Non rispose, continuò a lamentarsi. Poi ad un certo punto, guardandomi con gli occhi pieni di lacrime:

– Morire?

– Sì. Vedi che non c’è più speranza. La tua vita è un inferno. Vuoi morire?

Qualcosa gli brillò negli occhi.

– Ma che cazzo dici. No. Non è giusto. Non voglio morire.

Mi salì un odio inestinguibile in gola. Nino ruppe in un pianto dirotto. Tra un singhiozzo e l’altro urlava ancora più forte. Ogni fibra del suo corpo era accecata dalla sofferenza. Attesi ancora qualche giorno; tornai a trovarlo, avvicinandomi al suo povero letto. Mi riconobbe a fatica, il cervello torturato dal cortocircuito.

– Fallo smettere, gorgogliò. Finsi di non capire.

– Cosa, Nino?

– Fai smettere questa cosa! Non resisto più. Uccidimi.

– E come faccio?

– Cazzo ne so, una siringa piena d’aria nelle vene, una botta in testa, portami sul balcone che mi butto, qualsiasi cosa ma fallo smettere.

Finalmente! Provai a deriderlo un po’: – Non saprei, Nino. Non credo nella sofferenza. Penso anzi che la vita…

Nino rispose con un urlo. E poi: – Fallo smettere, fallo smettere, ammazzami.
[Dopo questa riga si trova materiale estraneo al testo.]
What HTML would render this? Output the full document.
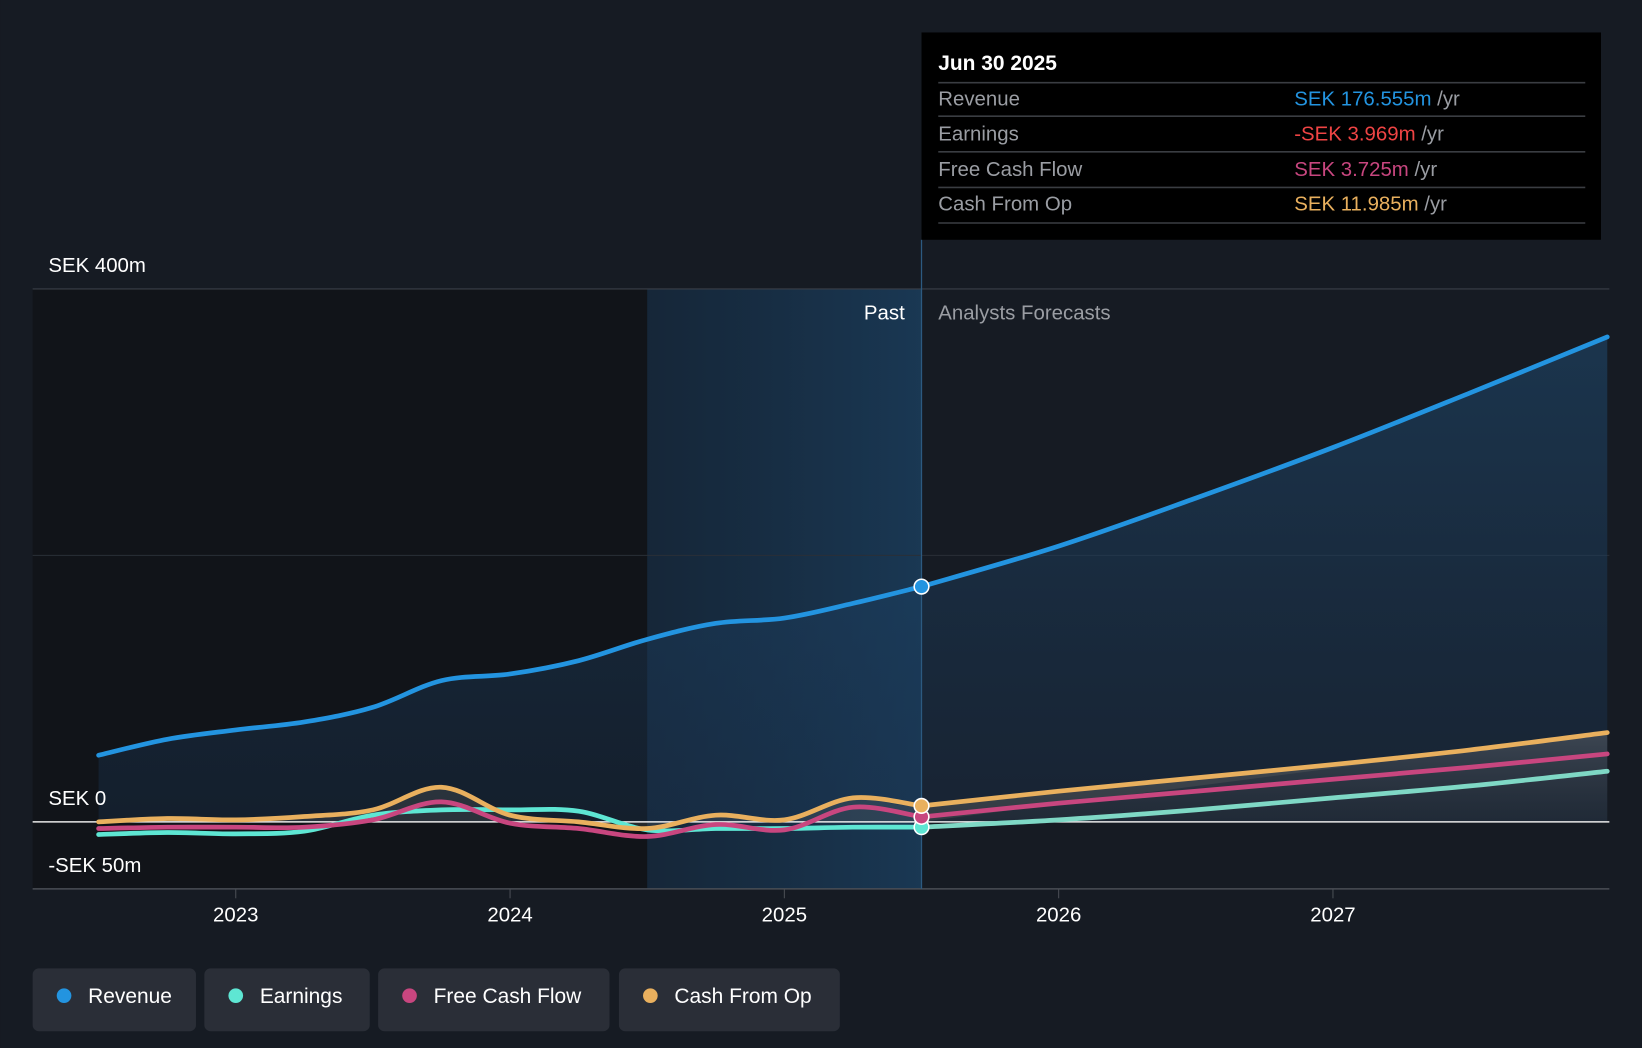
<!DOCTYPE html>
<html><head><meta charset="utf-8"><style>
html,body{margin:0;padding:0;background:#161b23;}
svg{display:block;font-family:"Liberation Sans",sans-serif;}
</style></head><body>
<svg id="chart" width="1642" height="1048" viewBox="0 0 1568 1001" xmlns="http://www.w3.org/2000/svg">
<defs>
<linearGradient id="revFill" x1="0" y1="0" x2="0" y2="1"><stop offset="0" stop-color="#1f4a70" stop-opacity="0.55"/><stop offset="1" stop-color="#1a3350" stop-opacity="0.35"/></linearGradient>
<linearGradient id="hl" x1="0" y1="0" x2="1" y2="0"><stop offset="0" stop-color="#15324e" stop-opacity="0.5"/><stop offset="1" stop-color="#1b4468" stop-opacity="0.7"/></linearGradient>
<linearGradient id="grayFill" x1="0" y1="0" x2="0" y2="1"><stop offset="0" stop-color="#6a6e74" stop-opacity="0.45"/><stop offset="1" stop-color="#3a3d42" stop-opacity="0.25"/></linearGradient>
</defs>
<rect x="0" y="0" width="1568" height="1001" fill="#161b23"/>
<rect x="31" y="276" width="587" height="573" fill="#111419"/>
<g id="plot"></g>
</svg>
<script>
const years=[2023,2024,2025,2026,2027];
const yTicks=[400,0,-50];
const yTickLabels=["SEK 400m","SEK 0","-SEK 50m"];
const tPast=[2022.5,2022.75,2023,2023.25,2023.5,2023.75,2024,2024.25,2024.5,2024.75,2025,2025.25,2025.5];
const tFc=[2025.5,2026,2026.5,2027,2027.5,2028];
const revenuePast=[50,62,69,75,86,106,111,121,137,149,153,164,176.6];
const revenueFc=[176.6,207,243,281,322,364];
const earningsPast=[-9.5,-8,-9,-7,5,9,9,8,-6,-5,-5,-4,-4];
const earningsFc=[-4,1.5,9,18,27,38];
const fcfPast=[-5,-4,-4,-4,1.5,15,-1,-5,-11,-2,-6,11,3.7];
const fcfFc=[3.7,14,23,32,41,51];
const cfoPast=[0,2.5,1.5,4,9,26,5,0,-5,5,1.5,18,12];
const cfoFc=[12,23,33,43,54,67];

const X=t=>225+(t-2023)*262;
const Y=v=>785-v*1.2725;
const svg=document.getElementById('plot');
const NS='http://www.w3.org/2000/svg';
function mk(tag,attrs,parent){const e=document.createElementNS(NS,tag);for(const k in attrs)e.setAttribute(k,attrs[k]);(parent||svg).appendChild(e);return e;}
function pathD(ts,vs){const p=ts.map((t,i)=>[X(t),Y(vs[i])]);let d=`M${p[0][0]},${p[0][1]}`;
for(let i=0;i<p.length-1;i++){const p0=p[i-1]||p[i],p1=p[i],p2=p[i+1],p3=p[i+2]||p2;
const c1=[p1[0]+(p2[0]-p0[0])/6,p1[1]+(p2[1]-p0[1])/6],c2=[p2[0]-(p3[0]-p1[0])/6,p2[1]-(p3[1]-p1[1])/6];
d+=`C${c1[0]},${c1[1]} ${c2[0]},${c2[1]} ${p2[0]},${p2[1]}`;}return d;}

let e=mk('rect',{x:618,y:276,width:262,height:573,fill:'url(#hl)'});


e=mk('line',{x1:31,x2:1537,y1:Y(400),y2:Y(400),stroke:'#3a3f47','stroke-width':1});


e=mk('line',{x1:31,x2:1537,y1:Y(200),y2:Y(200),stroke:'#2a2f37','stroke-width':1});



const allT=tPast.concat(tFc.slice(1)), allRev=revenuePast.concat(revenueFc.slice(1));
e=mk('path',{d:pathD(allT,allRev)+`L${X(allT[allT.length-1])},${Y(0)}L${X(allT[0])},${Y(0)}Z`,fill:'url(#revFill)'});


e=mk('path',{d:pathD(tFc,cfoFc)+`L${X(tFc[tFc.length-1])},${Y(0)}L${X(tFc[0])},${Y(0)}Z`,fill:'url(#grayFill)'});


const allCfo=cfoPast.concat(cfoFc.slice(1));
e=mk('path',{d:pathD(allT,allCfo)+`L${X(2025.5)},${Y(0)}L${X(2022.5)},${Y(0)}Z`,fill:'#6b6a66','fill-opacity':0.25});



e=mk('line',{x1:31,x2:1537,y1:Y(0),y2:Y(0),stroke:'#e8e8e8','stroke-width':1.5});


e=mk('line',{x1:31,x2:1537,y1:849,y2:849,stroke:'#4a4e55','stroke-width':1.5});



const series=[
 ['earnings',earningsPast,earningsFc,'#5ee6d3','#7fd8c5'],
 ['free-cash-flow',fcfPast,fcfFc,'#c8467f','#c8467f'],
 ['cash-from-op',cfoPast,cfoFc,'#e9b05e','#e9b05e'],
 ['revenue',revenuePast,revenueFc,'#2394e0','#2394e0']];
series.forEach(s=>{
 let p=mk('path',{d:pathD(tPast,s[1]),fill:'none',stroke:s[3],'stroke-width':4.5,'stroke-linecap':'round'});
 
 
 p=mk('path',{d:pathD(tFc,s[2]),fill:'none',stroke:s[4],'stroke-width':4.5,'stroke-linecap':'round'});
 
 
});
e=mk('line',{x1:880,x2:880,y1:229,y2:849,stroke:'#2c5a80','stroke-width':1.2});


series.forEach(s=>{
 const c=mk('circle',{cx:X(2025.5),cy:Y(s[1][s[1].length-1]),r:7,fill:s[3],stroke:'#fff','stroke-width':1.5});
 
 
});

const yBase={400:260,0:769,'-50':833};
yTicks.forEach((v,i)=>{const t=mk('text',{x:46,y:yBase[v],fill:'#fff','font-size':19.5});t.textContent=yTickLabels[i];
 
 });
years.forEach(yr=>{
 const tk=mk('line',{x1:X(yr),x2:X(yr),y1:849,y2:858,stroke:'#4a4e55','stroke-width':1});
 
 
 const t=mk('text',{x:X(yr),y:880,fill:'#fff','font-size':19.5,'text-anchor':'middle'});t.textContent=yr;
 
 });
e=mk('text',{x:864,y:305,fill:'#fff','font-size':19.5,'text-anchor':'end'});e.textContent='Past';


e=mk('text',{x:896,y:305,fill:'#9a9da3','font-size':19.5});e.textContent='Analysts Forecasts';



const tip=mk('g',{});


mk('rect',{x:880,y:31,width:649,height:198,fill:'#000'},tip);
e=mk('text',{x:896,y:67,fill:'#fff','font-size':20,'font-weight':'bold'},tip);e.textContent='Jun 30 2025';


[79,111,145,179,213].forEach(y=>mk('line',{x1:896,x2:1514,y1:y,y2:y,stroke:'#3a3d42','stroke-width':1.5},tip));
const rows=[['Revenue','SEK 176.555m','#2394e0'],['Earnings','-SEK 3.969m','#ef4444'],['Free Cash Flow','SEK 3.725m','#c8467f'],['Cash From Op','SEK 11.985m','#e9b05e']];
const rb=[101,134,168,201];
rows.forEach((r,i)=>{
 let t=mk('text',{x:896,y:rb[i],fill:'#9a9da3','font-size':19.5},tip);t.textContent=r[0];
 
 
 t=mk('text',{x:1236,y:rb[i],'font-size':19.5},tip);
 
 
 const a=document.createElementNS(NS,'tspan');a.setAttribute('fill',r[2]);a.textContent=r[1];t.appendChild(a);
 const b=document.createElementNS(NS,'tspan');b.setAttribute('fill','#9a9da3');b.textContent=' /yr';t.appendChild(b);
});

const leg=[['Revenue','#2394e0',31,156],['Earnings','#5ee6d3',195,158],['Free Cash Flow','#c8467f',361,221],['Cash From Op','#e9b05e',591,211]];
leg.forEach(l=>{
 const g=mk('g',{});
 
 
 mk('rect',{x:l[2],y:925,width:l[3],height:60,rx:6,fill:'#2a2e37'},g);
 mk('circle',{cx:l[2]+30,cy:951,r:7,fill:l[1]},g);
 const t=mk('text',{x:l[2]+53,y:958,fill:'#fff','font-size':20},g);t.textContent=l[0];
});
</script>
</body></html>
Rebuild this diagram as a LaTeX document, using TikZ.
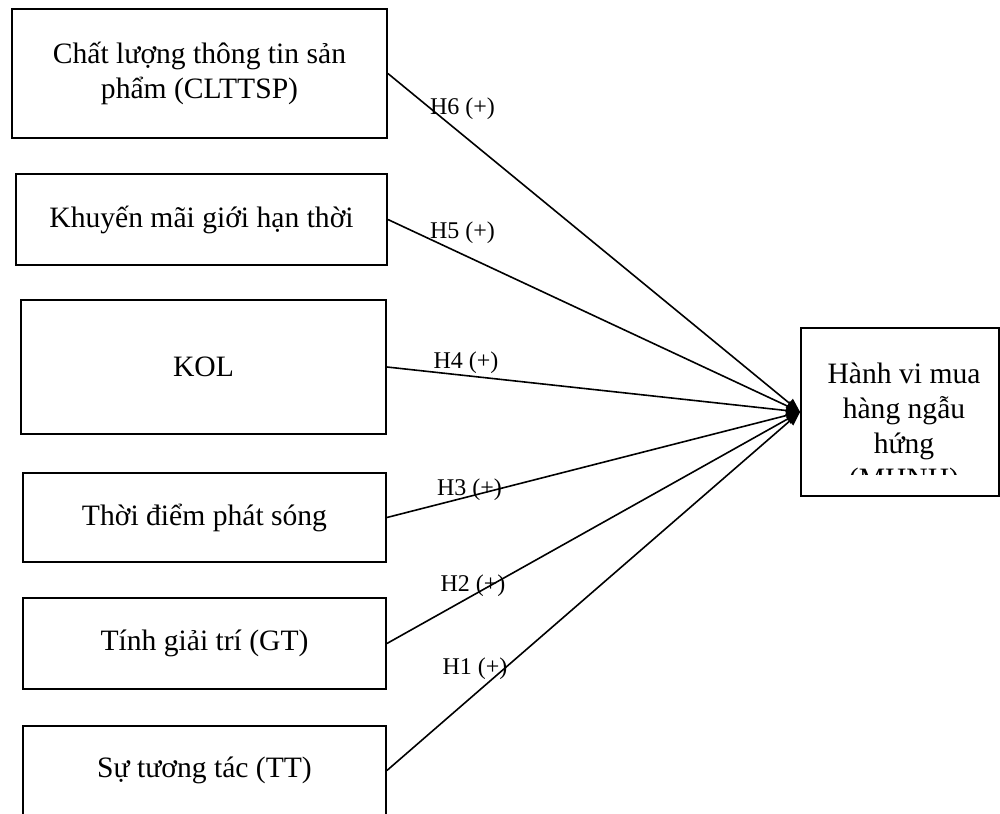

Questa volta la fitta di dolore fu così forte che Nino cadde dal suo lettino. Fu subito soccorso dagli infermieri che sentirono le sue grida. Nel vederlo contorcersi sul pavimento, urlando fino a spaccarsi la gola, capii che finalmente lo avevo sconfitto. Aveva detto no alla vita. Ora conosceva e accettava la sofferenza necessaria. Non aveva più il suo ghigno sulla faccia. Uscii dall’ospedale, finalmente placato. Nel mio cervello c’era il vuoto – la mia vittoria aveva ripulito tutto. Non mi restava che una serena indifferenza.